Vers la fin de sa vie il tomba sous l’influence du marxisme révolutionnaire...
Birendra Chattopadhyay
Birendra Chattopadhyay (1920) naquit à Bejgaon, district de Bikrampur au Bangladesh, en 1920. Il passa toute son enfance à Calcutta. Il publia son premier recueil ‘Graha Chutya’(Tombé d’une planète) en 1944. Entre 1946 et 1968 parurent seize recueils de poèmes presque tous portants des traces de l’influence de Baudelaire.
Par exemple l’angoisse du spleen se retrouve dans le poème ‘Majhe Majhe Maltana Garhir Shabda’ (De temps en temps se fait entendre le bruit des camions à marchandise) du recueil ‘Graha Chutya’(Tombé d’une planète) de 1942:
« Majhe majhe maltana garhir sabda,
Kukurer kanna!
Tomar rater ghumer pashe amar ratri jagaran.
Adbhut ai prithibite jibandharan. »
(Majhe Majhe Maltana Garhir Shabda s.1,v.1-4)
(De temps en temps se font entendre le bruit des camions à marchandise, les gémissements des chiens!
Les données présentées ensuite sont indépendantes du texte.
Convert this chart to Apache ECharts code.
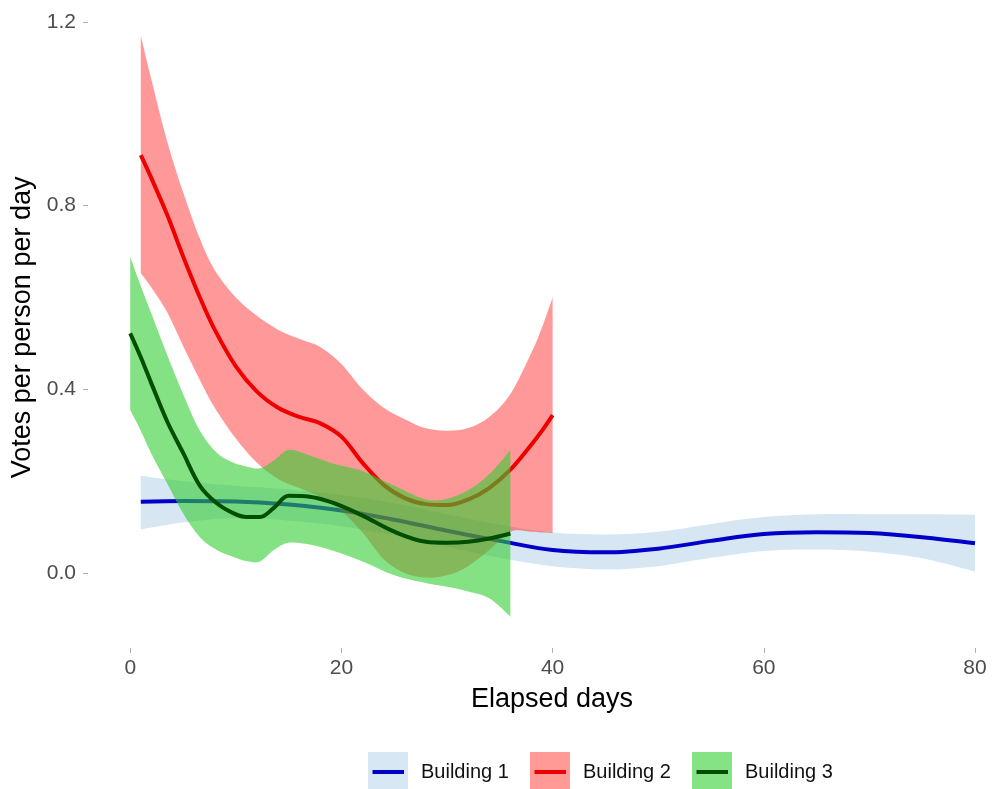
<!DOCTYPE html>
<html>
<head>
<meta charset="utf-8">
<script src="https://cdn.jsdelivr.net/npm/echarts@6/dist/echarts.min.js"></script>
<style>
html,body{margin:0;padding:0;background:#fff;}
#chart{width:994px;height:789px;}
</style>
</head>
<body>
<div id="chart"></div>
<script>
// ---- data ----
const seriesNames = ['Building 1', 'Building 2', 'Building 3'];
const xTicks = [0, 20, 40, 60, 80];
const yTicks = [0, 0.4, 0.8, 1.2];

const b1Days  = [1, 5, 10, 15, 20, 25, 30, 35, 40, 45, 50, 55, 60, 65, 70, 75, 80];
const b1Fit   = [0.155, 0.157, 0.156, 0.149, 0.136, 0.116, 0.092, 0.07, 0.05, 0.045, 0.053, 0.07, 0.085, 0.089, 0.087, 0.078, 0.065];
const b1Upper = [0.212, 0.2, 0.19, 0.182, 0.17, 0.152, 0.128, 0.105, 0.088, 0.084, 0.09, 0.107, 0.122, 0.128, 0.128, 0.128, 0.127];
const b1Lower = [0.095, 0.11, 0.12, 0.114, 0.102, 0.082, 0.058, 0.033, 0.015, 0.008, 0.015, 0.033, 0.048, 0.051, 0.047, 0.032, 0.003];

const b2Days  = [1, 2, 3.5, 5, 6.6, 8, 10, 12, 14, 16, 18, 20, 22, 24, 26, 28, 30, 32, 34, 36, 38, 39, 40];
const b2Fit   = [0.91, 0.86, 0.78, 0.69, 0.6, 0.53, 0.45, 0.395, 0.36, 0.34, 0.326, 0.297, 0.24, 0.192, 0.163, 0.15, 0.148, 0.16, 0.185, 0.225, 0.28, 0.31, 0.344];
const b2Upper = [1.17, 1.075, 0.94, 0.83, 0.728, 0.66, 0.6, 0.56, 0.53, 0.51, 0.492, 0.455, 0.4, 0.36, 0.335, 0.315, 0.31, 0.316, 0.34, 0.39, 0.48, 0.535, 0.6];
const b2Lower = [0.653, 0.622, 0.568, 0.495, 0.42, 0.36, 0.293, 0.24, 0.205, 0.185, 0.165, 0.135, 0.088, 0.03, 0.0, -0.01, -0.005, 0.015, 0.05, 0.09, 0.09, 0.088, 0.087];

const b3Days  = [0, 1, 2, 3.5, 5, 6.6, 8.2, 9.8, 11, 12.3, 13.6, 15, 17, 19.3, 22, 25, 28, 30, 32, 34, 36];
const b3Fit   = [0.522, 0.47, 0.413, 0.33, 0.262, 0.19, 0.152, 0.13, 0.122, 0.122, 0.142, 0.168, 0.166, 0.152, 0.125, 0.09, 0.068, 0.066, 0.068, 0.075, 0.086];
const b3Upper = [0.689, 0.625, 0.565, 0.475, 0.39, 0.31, 0.262, 0.24, 0.232, 0.228, 0.245, 0.268, 0.256, 0.238, 0.222, 0.19, 0.16, 0.162, 0.18, 0.215, 0.268];
const b3Lower = [0.355, 0.31, 0.26, 0.195, 0.13, 0.078, 0.05, 0.035, 0.026, 0.025, 0.05, 0.066, 0.062, 0.048, 0.025, -0.005, -0.022, -0.03, -0.04, -0.055, -0.095];

// ---- styles ----
const lineColors = ['#0000c8', '#ee0000', '#004f00'];
const bandColors = ['rgba(173,206,230,0.5)', 'rgba(255,0,0,0.4)', 'rgba(50,205,50,0.6)'];
const keyColors  = ['#d7e7f3', '#ff9a97', '#85e385'];

const groups = [
  { days: b1Days, fit: b1Fit, up: b1Upper, lo: b1Lower },
  { days: b2Days, fit: b2Fit, up: b2Upper, lo: b2Lower },
  { days: b3Days, fit: b3Fit, up: b3Upper, lo: b3Lower }
];

// Catmull-Rom spline through pixel points -> SVG cubic segments
function splineSegs(P) {
  let s = '';
  for (let i = 0; i < P.length - 1; i++) {
    const p0 = P[i - 1] || P[i], p1 = P[i], p2 = P[i + 1], p3 = P[i + 2] || P[i + 1];
    const c1x = p1[0] + (p2[0] - p0[0]) / 6, c1y = p1[1] + (p2[1] - p0[1]) / 6;
    const c2x = p2[0] - (p3[0] - p1[0]) / 6, c2y = p2[1] - (p3[1] - p1[1]) / 6;
    s += ' C' + c1x.toFixed(2) + ',' + c1y.toFixed(2) + ' ' + c2x.toFixed(2) + ',' + c2y.toFixed(2) + ' ' + p2[0].toFixed(2) + ',' + p2[1].toFixed(2);
  }
  return s;
}

function bandRenderer(k) {
  return function (params, api) {
    if (params.dataIndex !== 0) return null;
    const n = params.dataInsideLength;
    const U = [], L = [];
    for (let i = 0; i < n; i++) {
      const x = api.value(0, i);
      U.push(api.coord([x, api.value(2, i)]));
      L.push(api.coord([x, api.value(1, i)]));
    }
    L.reverse();
    let d = 'M' + U[0][0].toFixed(2) + ',' + U[0][1].toFixed(2) + splineSegs(U);
    d += ' L' + L[0][0].toFixed(2) + ',' + L[0][1].toFixed(2) + splineSegs(L) + ' Z';
    return { type: 'path', shape: { pathData: d }, style: { fill: bandColors[k], stroke: null } };
  };
}

const series = [];
groups.forEach((g, k) => {
  series.push({
    type: 'custom', name: seriesNames[k] + ' band',
    dimensions: ['day', 'lower', 'upper'],
    data: g.days.map((d, i) => [d, g.lo[i], g.up[i]]),
    encode: { x: 0, y: [1, 2] },
    renderItem: bandRenderer(k), silent: true, z: 2 * k + 1
  });
  series.push({
    type: 'line', name: seriesNames[k], data: g.days.map((d, i) => [d, g.fit[i]]),
    symbol: 'none', smooth: 0.35,
    lineStyle: { color: lineColors[k], width: 4 }, itemStyle: { color: lineColors[k] }, z: 2 * k + 2
  });
});

// legend keys drawn as graphics (box + line) with text
const legendX = [368, 530, 692];
const graphic = [];
seriesNames.forEach((n, k) => {
  const x0 = legendX[k];
  graphic.push({ type: 'rect', left: x0, top: 752, shape: { width: 40, height: 40 }, style: { fill: keyColors[k] }, z: 100 });
  graphic.push({ type: 'line', shape: { x1: x0 + 4.5, y1: 772, x2: x0 + 36, y2: 772 }, style: { stroke: lineColors[k], lineWidth: 4 }, z: 101 });
  graphic.push({ type: 'text', x: x0 + 53, y: 772, style: { text: n, fill: '#111', font: '20px "Liberation Sans", Arial, sans-serif', textVerticalAlign: 'middle' }, z: 101 });
});

const chart = echarts.init(document.getElementById('chart'), null, { renderer: 'canvas' });
chart.setOption({
  animation: false,
  backgroundColor: '#ffffff',
  textStyle: { fontFamily: '"Liberation Sans", Arial, sans-serif' },
  grid: { left: 88, right: 0, top: 6.8, bottom: 141, containLabel: false },
  xAxis: {
    type: 'value', min: -4, max: 81.8,
    name: 'Elapsed days', nameLocation: 'middle', nameGap: 38,
    nameTextStyle: { fontSize: 27, color: '#000', padding: [0, 0, 0, 22] },
    axisLine: { show: false, onZero: false },
    splitLine: { show: false },
    axisTick: { show: true, length: 5, customValues: xTicks, lineStyle: { color: '#b0b0b0', width: 1 } },
    axisLabel: { customValues: xTicks, fontSize: 21, color: '#4d4d4d', margin: 10, formatter: v => String(v) }
  },
  yAxis: {
    type: 'value', min: -0.1633, max: 1.2331,
    name: 'Votes per person per day', nameLocation: 'middle', nameGap: 43,
    nameTextStyle: { fontSize: 27, color: '#000' },
    axisLine: { show: false, onZero: false },
    splitLine: { show: false },
    axisTick: { show: true, length: 5, customValues: yTicks, lineStyle: { color: '#b0b0b0', width: 1 } },
    axisLabel: { customValues: yTicks, fontSize: 21, color: '#4d4d4d', margin: 12, formatter: v => v.toFixed(1) }
  },
  series: series,
  graphic: graphic
});
</script>
</body>
</html>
D’un côté ta nuit de sommeil, de l’autre ma nuit blanche. Etrange que vivre dans ce monde!).
Et dans le poème ‘Prabas’ (Exil) du recueil ‘Lakshindar’ (Le Héro) de 1956 :
« Tomra fire jao! Kothay Dwarakay,
Narir dehamade pashura lubdha:
Kothay shishukeo jyanta chhirhe khay
Ahata nekrhera, emni juddha!
Ki habe ghum theke se deshe hente fele?
Sudarsan ami diyechhi chhurhe fele.
Ekhane ai ghase hriday dhekhe niye
Ghuchabo dandher, joyer klanti— »
(Prabas, s.3,v.1-8)
(Retournez! C’est au pays de la paix (Dwaraka) que se vit une guerre où des êtres bestiaux sont grisés par le corps de la femme, des enfants sont déchirés et dévorés vivants par des loups blessés! A quoi bon sortir de son sommeil pour se mettre en marche vers un tel pays? Moi qui ai jeté loin de moi les armes du droit. Couvrant mon cœur des herbes d’ici, je me débarrasserai de la fatigue des conflits, des victoires).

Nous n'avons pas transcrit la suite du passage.